◆ **WHAT YOU ARE ASKED TO DO**
Leave out the pictures, and retype only the lines from the beginning of the material through the line that contains "Serif, Times New", including both.

◆ **INFORMATION SUPPLIED**
───

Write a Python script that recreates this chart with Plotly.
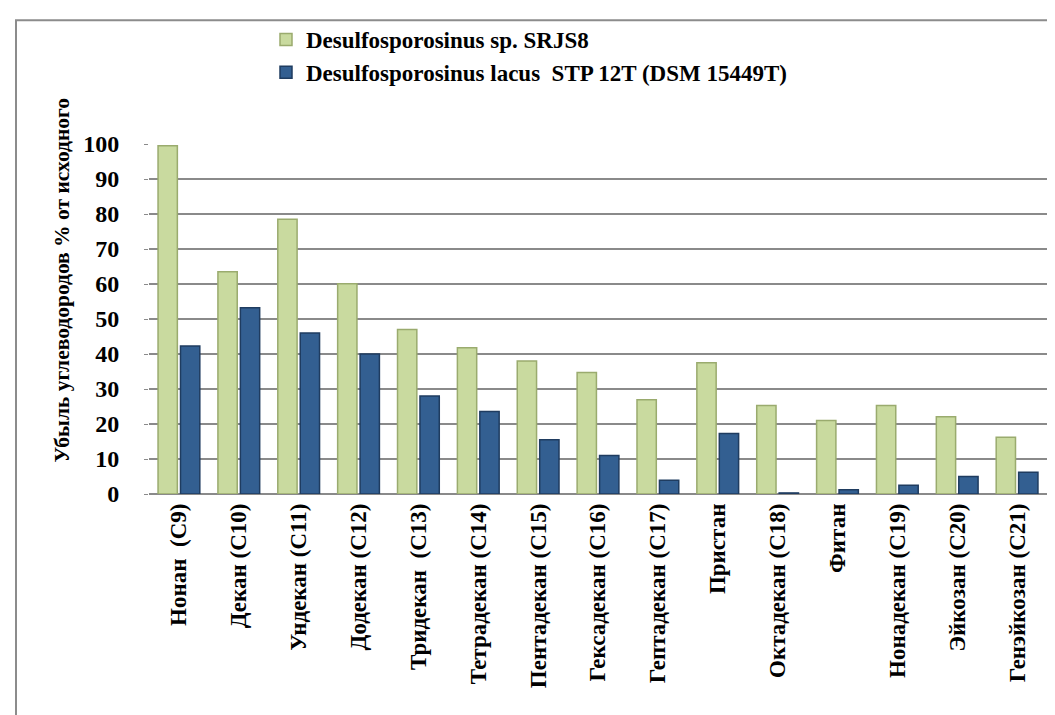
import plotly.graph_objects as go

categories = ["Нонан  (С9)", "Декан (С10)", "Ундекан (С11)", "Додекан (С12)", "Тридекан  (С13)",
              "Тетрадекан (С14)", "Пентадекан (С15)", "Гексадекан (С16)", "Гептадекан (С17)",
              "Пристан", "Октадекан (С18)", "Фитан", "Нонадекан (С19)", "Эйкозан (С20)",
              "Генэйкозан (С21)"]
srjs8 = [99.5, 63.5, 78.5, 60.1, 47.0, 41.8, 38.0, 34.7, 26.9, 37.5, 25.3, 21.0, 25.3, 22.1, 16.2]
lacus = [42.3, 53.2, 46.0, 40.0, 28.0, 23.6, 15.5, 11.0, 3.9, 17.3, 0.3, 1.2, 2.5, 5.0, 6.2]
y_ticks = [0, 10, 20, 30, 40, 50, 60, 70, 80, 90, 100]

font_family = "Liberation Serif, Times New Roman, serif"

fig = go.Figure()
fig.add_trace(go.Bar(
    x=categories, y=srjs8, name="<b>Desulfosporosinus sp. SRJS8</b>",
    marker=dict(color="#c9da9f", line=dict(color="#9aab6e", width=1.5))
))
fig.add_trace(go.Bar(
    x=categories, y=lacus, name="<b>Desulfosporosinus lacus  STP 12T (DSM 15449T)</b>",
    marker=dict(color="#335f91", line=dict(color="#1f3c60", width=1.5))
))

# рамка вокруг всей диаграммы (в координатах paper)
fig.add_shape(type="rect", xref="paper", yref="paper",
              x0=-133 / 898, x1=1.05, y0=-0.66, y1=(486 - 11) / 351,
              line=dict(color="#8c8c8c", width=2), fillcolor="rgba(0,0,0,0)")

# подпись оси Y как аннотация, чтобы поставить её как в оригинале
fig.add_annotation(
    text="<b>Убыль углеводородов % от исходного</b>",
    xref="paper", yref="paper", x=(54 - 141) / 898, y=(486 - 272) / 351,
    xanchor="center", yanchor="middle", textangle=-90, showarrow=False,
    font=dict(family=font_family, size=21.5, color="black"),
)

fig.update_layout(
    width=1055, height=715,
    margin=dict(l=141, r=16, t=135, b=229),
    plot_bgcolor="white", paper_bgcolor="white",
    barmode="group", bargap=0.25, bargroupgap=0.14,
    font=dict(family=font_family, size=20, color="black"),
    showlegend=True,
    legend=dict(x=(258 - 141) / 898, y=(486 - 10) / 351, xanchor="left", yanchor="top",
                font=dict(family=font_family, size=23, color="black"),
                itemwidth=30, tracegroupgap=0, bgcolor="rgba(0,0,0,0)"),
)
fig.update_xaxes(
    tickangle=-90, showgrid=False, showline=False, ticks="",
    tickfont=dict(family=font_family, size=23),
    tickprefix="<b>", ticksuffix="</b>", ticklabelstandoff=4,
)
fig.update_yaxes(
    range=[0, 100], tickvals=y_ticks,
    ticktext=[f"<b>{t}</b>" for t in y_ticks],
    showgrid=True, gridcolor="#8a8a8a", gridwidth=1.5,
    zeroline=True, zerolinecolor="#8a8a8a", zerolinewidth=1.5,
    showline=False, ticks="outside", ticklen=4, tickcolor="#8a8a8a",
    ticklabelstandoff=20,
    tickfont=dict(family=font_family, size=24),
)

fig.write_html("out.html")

───

◆ **ANSWER TO THIS PROBLEM**
Write a Python script that recreates this chart with Plotly.
import plotly.graph_objects as go

categories = ["Нонан  (С9)", "Декан (С10)", "Ундекан (С11)", "Додекан (С12)", "Тридекан  (С13)",
              "Тетрадекан (С14)", "Пентадекан (С15)", "Гексадекан (С16)", "Гептадекан (С17)",
              "Пристан", "Октадекан (С18)", "Фитан", "Нонадекан (С19)", "Эйкозан (С20)",
              "Генэйкозан (С21)"]
srjs8 = [99.5, 63.5, 78.5, 60.1, 47.0, 41.8, 38.0, 34.7, 26.9, 37.5, 25.3, 21.0, 25.3, 22.1, 16.2]
lacus = [42.3, 53.2, 46.0, 40.0, 28.0, 23.6, 15.5, 11.0, 3.9, 17.3, 0.3, 1.2, 2.5, 5.0, 6.2]
y_ticks = [0, 10, 20, 30, 40, 50, 60, 70, 80, 90, 100]

font_family = "Liberation Serif, Times New Roman, serif"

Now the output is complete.